The first two versions utilize a 1msec timer interrupt to define time intervals and trigger time dependent actions (reading the voltage/current value, calculate battery capacity, transmit via BT).
The third version handles the timing once per loop() iteration:
- the loop is running once every 100msec
- the corresponding delay is done either as a standard delay (BT activated) or by the ´light sleep´ mode (BT off) of the ESP32. These states are alternating with 5sec BT off and 1sec BT on until a phone connects.
- while BT is off, the CPU frequency is reduced from 80 Mhz down to 20 MHz, which saves an additional 3-4mA @ 12V
In total this reduces the required current from about 25mA down to approx 4mA @ 12V, when the device is in idle mode (BT off).
An USB connection to the ESP32 allows to view the status print out of the device. Connect a terminal program to the corresponding virtual serial port (e.g. COM port). The measured values and status infomrmations are printed to the terminal and allow to perform the calibration of the sensors.
The calibration of the battery voltage and current measurement is required.
The measured voltage might vary due to resistor variations. The default voltage divider reduces the voltage by a factor of 0.25 ( 10k/(10k+30k) ).
This factor is defined as R12V
.
In addition a small voltage offset might be present. This should be measured with a good voltage meter and the corrections entered into the source code
function Vcal12
.
A Hall sensor contains active components and the voltage to current conversion should be checked. An voltage offset leads to a none zero current displayed for 0 Amps.

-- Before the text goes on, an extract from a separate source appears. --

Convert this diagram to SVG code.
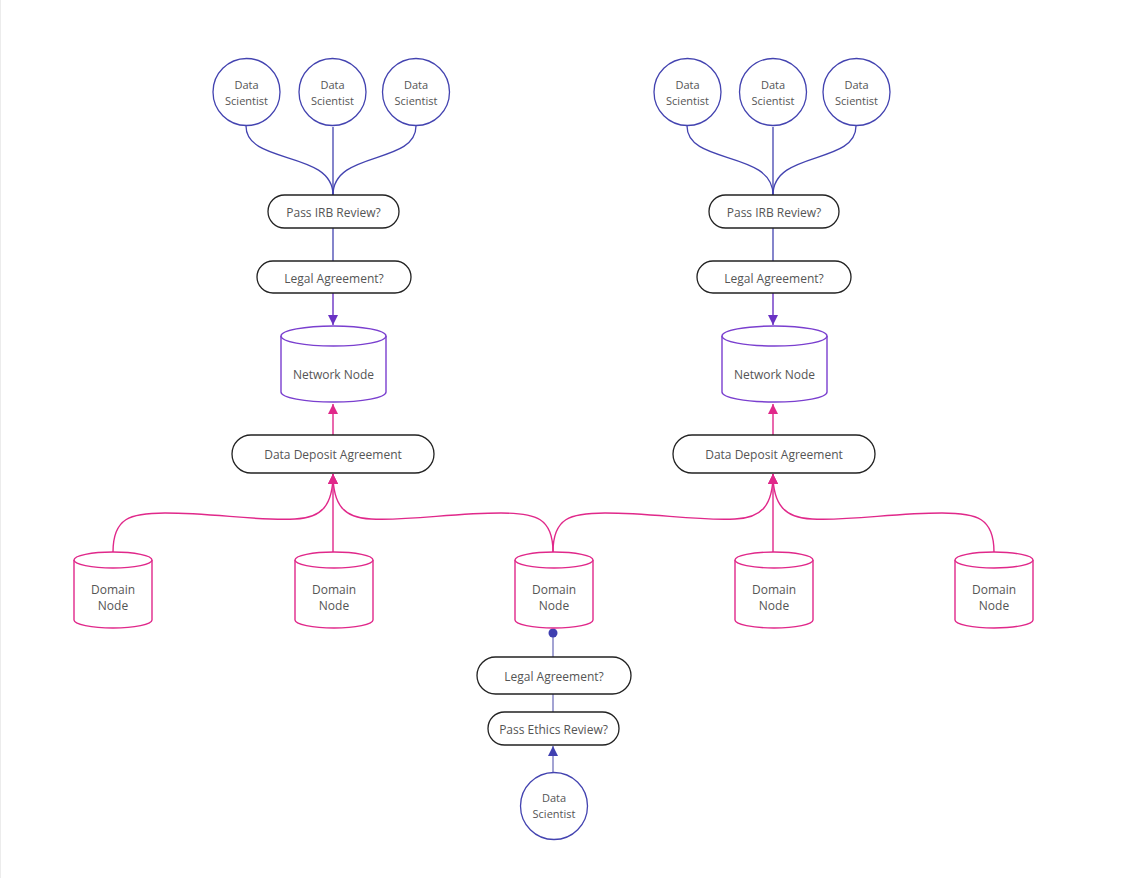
<svg xmlns="http://www.w3.org/2000/svg" width="1137" height="878" viewBox="0 0 1137 878">
<style>
  text { font-family: "Open Sans", "Noto Sans", "Liberation Sans", sans-serif; fill: #555555; text-anchor: middle; }
  .t11 { font-size: 11px; }
  .t12 { font-size: 12px; }
  .person { fill: #ffffff; stroke: #4343b0; stroke-width: 1.3; }
  .box { fill: #ffffff; stroke: #222222; stroke-width: 1.3; }
  .net { fill: #ffffff; stroke: #7a3fcf; stroke-width: 1.4; }
  .dom { fill: #ffffff; stroke: #e0288a; stroke-width: 1.4; }
  .cb { fill: none; stroke: #4343b0; stroke-width: 1.3; }
  .cbl { fill: none; stroke: #8585c4; stroke-width: 1.5; }
  .cp { fill: none; stroke: #6a32c4; stroke-width: 1.4; }
  .cpk { fill: none; stroke: #e0288a; stroke-width: 1.4; }
</style>
<defs>
  <marker id="ahPink" viewBox="0 0 10 10" refX="10" refY="5" markerWidth="10" markerHeight="10" markerUnits="userSpaceOnUse" orient="auto">
    <path d="M0,0 L10,5 L0,10 Z" fill="#e0288a"/>
  </marker>
  <marker id="ahPurple" viewBox="0 0 10 10" refX="10" refY="5" markerWidth="10" markerHeight="10" markerUnits="userSpaceOnUse" orient="auto">
    <path d="M0,0 L10,5 L0,10 Z" fill="#6a32c4"/>
  </marker>
  <marker id="ahBlue" viewBox="0 0 10 10" refX="10" refY="5" markerWidth="10" markerHeight="10" markerUnits="userSpaceOnUse" orient="auto">
    <path d="M0,0 L10,5 L0,10 Z" fill="#3f3fb0"/>
  </marker>
</defs>
<rect x="0" y="0" width="1137" height="878" fill="#ffffff"/>
<line x1="0.5" y1="0" x2="0.5" y2="878" stroke="#ececec" stroke-width="1"/>

<g id="connectors">
  <!-- left cluster -->
  <path class="cb" d="M246,126 C246,165 333,150 333,195"/>
  <path class="cb" d="M333,127 L333,195"/>
  <path class="cb" d="M416,126 C416,165 333,150 333,195"/>
  <path class="cb" d="M333,228 L333,261"/>
  <path class="cp" d="M333,293 L333,325" marker-end="url(#ahPurple)"/>
  <path class="cpk" d="M333,435 L333,404" marker-end="url(#ahPink)"/>
  <!-- right cluster -->
  <path class="cb" d="M687,126 C687,165 773,150 773,195"/>
  <path class="cb" d="M773,127 L773,195"/>
  <path class="cb" d="M856,126 C856,165 773,150 773,195"/>
  <path class="cb" d="M773,228 L773,261"/>
  <path class="cp" d="M773,293 L773,325" marker-end="url(#ahPurple)"/>
  <path class="cpk" d="M773,435 L773,404" marker-end="url(#ahPink)"/>
  <!-- domain nodes to left DDA -->
  <path class="cpk" d="M113,552 C113,518 130,513 165,513 C215,513 255,521 295,519 C322,518 333,505 333,474" marker-end="url(#ahPink)"/>
  <path class="cpk" d="M333,552 L333,474" marker-end="url(#ahPink)"/>
  <path class="cpk" d="M553,552 C553,518 536,513 501,513 C451,513 411,521 371,519 C344,518 333,505 333,474" marker-end="url(#ahPink)"/>
  <!-- domain nodes to right DDA -->
  <path class="cpk" d="M553,552 C553,518 570,513 605,513 C655,513 695,521 735,519 C762,518 773,505 773,474" marker-end="url(#ahPink)"/>
  <path class="cpk" d="M773,552 L773,474" marker-end="url(#ahPink)"/>
  <path class="cpk" d="M994,552 C994,518 977,513 942,513 C892,513 852,521 812,519 C785,518 773,505 773,474" marker-end="url(#ahPink)"/>
  <!-- bottom chain -->
  <path class="cbl" d="M553,657 L553,633"/>
  <circle cx="553" cy="633" r="4.5" fill="#3f3fb0"/>
  <path class="cbl" d="M553,694 L553,712"/>
  <path class="cbl" d="M553,772 L553,746" marker-end="url(#ahBlue)"/>
</g>

<!-- left cluster -->
<g id="ds-l1"><circle class="person" cx="246.5" cy="92" r="33.5"/><text class="t11" x="246.5" y="89">Data</text><text class="t11" x="246.5" y="105">Scientist</text></g>
<g id="ds-l2"><circle class="person" cx="332.5" cy="92" r="33.5"/><text class="t11" x="332.5" y="89">Data</text><text class="t11" x="332.5" y="105">Scientist</text></g>
<g id="ds-l3"><circle class="person" cx="416" cy="92" r="33.5"/><text class="t11" x="416" y="89">Data</text><text class="t11" x="416" y="105">Scientist</text></g>
<g id="irb-l"><rect class="box" x="268" y="195" width="131" height="33" rx="16.5"/><text class="t12" x="333.5" y="216.5">Pass IRB Review?</text></g>
<g id="legal-l"><rect class="box" x="257" y="261" width="154" height="32" rx="16"/><text class="t12" x="334" y="283">Legal Agreement?</text></g>
<g id="net-l">
  <path class="net" d="M281,336 A52.5,10 0 0 1 386,336 L386,392 A52.5,10 0 0 1 281,392 Z"/>
  <path class="net" fill="none" d="M281,336 A52.5,10 0 0 0 386,336"/>
  <text class="t12" x="333.5" y="379">Network Node</text>
</g>
<g id="dda-l"><rect class="box" x="232" y="435" width="202" height="38" rx="19"/><text class="t12" x="333" y="458.5">Data Deposit Agreement</text></g>

<!-- right cluster -->
<g id="ds-r1"><circle class="person" cx="687.5" cy="92" r="33.5"/><text class="t11" x="687.5" y="89">Data</text><text class="t11" x="687.5" y="105">Scientist</text></g>
<g id="ds-r2"><circle class="person" cx="773" cy="92" r="33.5"/><text class="t11" x="773" y="89">Data</text><text class="t11" x="773" y="105">Scientist</text></g>
<g id="ds-r3"><circle class="person" cx="856.5" cy="92" r="33.5"/><text class="t11" x="856.5" y="89">Data</text><text class="t11" x="856.5" y="105">Scientist</text></g>
<g id="irb-r"><rect class="box" x="709" y="195" width="130" height="33" rx="16.5"/><text class="t12" x="774" y="216.5">Pass IRB Review?</text></g>
<g id="legal-r"><rect class="box" x="697" y="261" width="154" height="32" rx="16"/><text class="t12" x="774" y="283">Legal Agreement?</text></g>
<g id="net-r">
  <path class="net" d="M722,336 A52.5,10 0 0 1 827,336 L827,392 A52.5,10 0 0 1 722,392 Z"/>
  <path class="net" fill="none" d="M722,336 A52.5,10 0 0 0 827,336"/>
  <text class="t12" x="774.5" y="379">Network Node</text>
</g>
<g id="dda-r"><rect class="box" x="673" y="435" width="202" height="38" rx="19"/><text class="t12" x="774" y="458.5">Data Deposit Agreement</text></g>

<!-- domain nodes -->
<g id="dom-1">
  <path class="dom" d="M74,560 A39,8 0 0 1 152,560 L152,620 A39,8 0 0 1 74,620 Z"/>
  <path class="dom" fill="none" d="M74,560 A39,8 0 0 0 152,560"/>
  <text class="t12" x="113" y="594">Domain</text><text class="t12" x="113" y="610">Node</text>
</g>
<g id="dom-2">
  <path class="dom" d="M295,560 A39,8 0 0 1 373,560 L373,620 A39,8 0 0 1 295,620 Z"/>
  <path class="dom" fill="none" d="M295,560 A39,8 0 0 0 373,560"/>
  <text class="t12" x="334" y="594">Domain</text><text class="t12" x="334" y="610">Node</text>
</g>
<g id="dom-3">
  <path class="dom" d="M515,560 A39,8 0 0 1 593,560 L593,620 A39,8 0 0 1 515,620 Z"/>
  <path class="dom" fill="none" d="M515,560 A39,8 0 0 0 593,560"/>
  <text class="t12" x="554" y="594">Domain</text><text class="t12" x="554" y="610">Node</text>
</g>
<g id="dom-4">
  <path class="dom" d="M735,560 A39,8 0 0 1 813,560 L813,620 A39,8 0 0 1 735,620 Z"/>
  <path class="dom" fill="none" d="M735,560 A39,8 0 0 0 813,560"/>
  <text class="t12" x="774" y="594">Domain</text><text class="t12" x="774" y="610">Node</text>
</g>
<g id="dom-5">
  <path class="dom" d="M955,560 A39,8 0 0 1 1033,560 L1033,620 A39,8 0 0 1 955,620 Z"/>
  <path class="dom" fill="none" d="M955,560 A39,8 0 0 0 1033,560"/>
  <text class="t12" x="994" y="594">Domain</text><text class="t12" x="994" y="610">Node</text>
</g>

<!-- bottom chain -->
<g id="legal-b"><rect class="box" x="477" y="657" width="154" height="37" rx="18.5"/><text class="t12" x="554" y="681">Legal Agreement?</text></g>
<g id="ethics-b"><rect class="box" x="488" y="712" width="131" height="33" rx="16.5"/><text class="t12" x="553.5" y="734">Pass Ethics Review?</text></g>
<g id="ds-b"><circle class="person" cx="554" cy="806" r="33.5"/><text class="t11" x="554" y="802">Data</text><text class="t11" x="554" y="818">Scientist</text></g>
</svg>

The printout messages on a connected terminal allows to compare the measured values with the applied voltage/current. Enter the corrected values into the functions VcalSensor
and V2Amps
.
Non linear dependencies might be entered into the latter function as well.
On the PCB three additional IO pins are available on pin headers (IO2, IO4, IO5). These are not yet utilized and can be used to attach more hardware. The pin header for IO5 provides in addition 3.3V, which can be used to connect an active touch button (e.g. based on the TTP223 chip).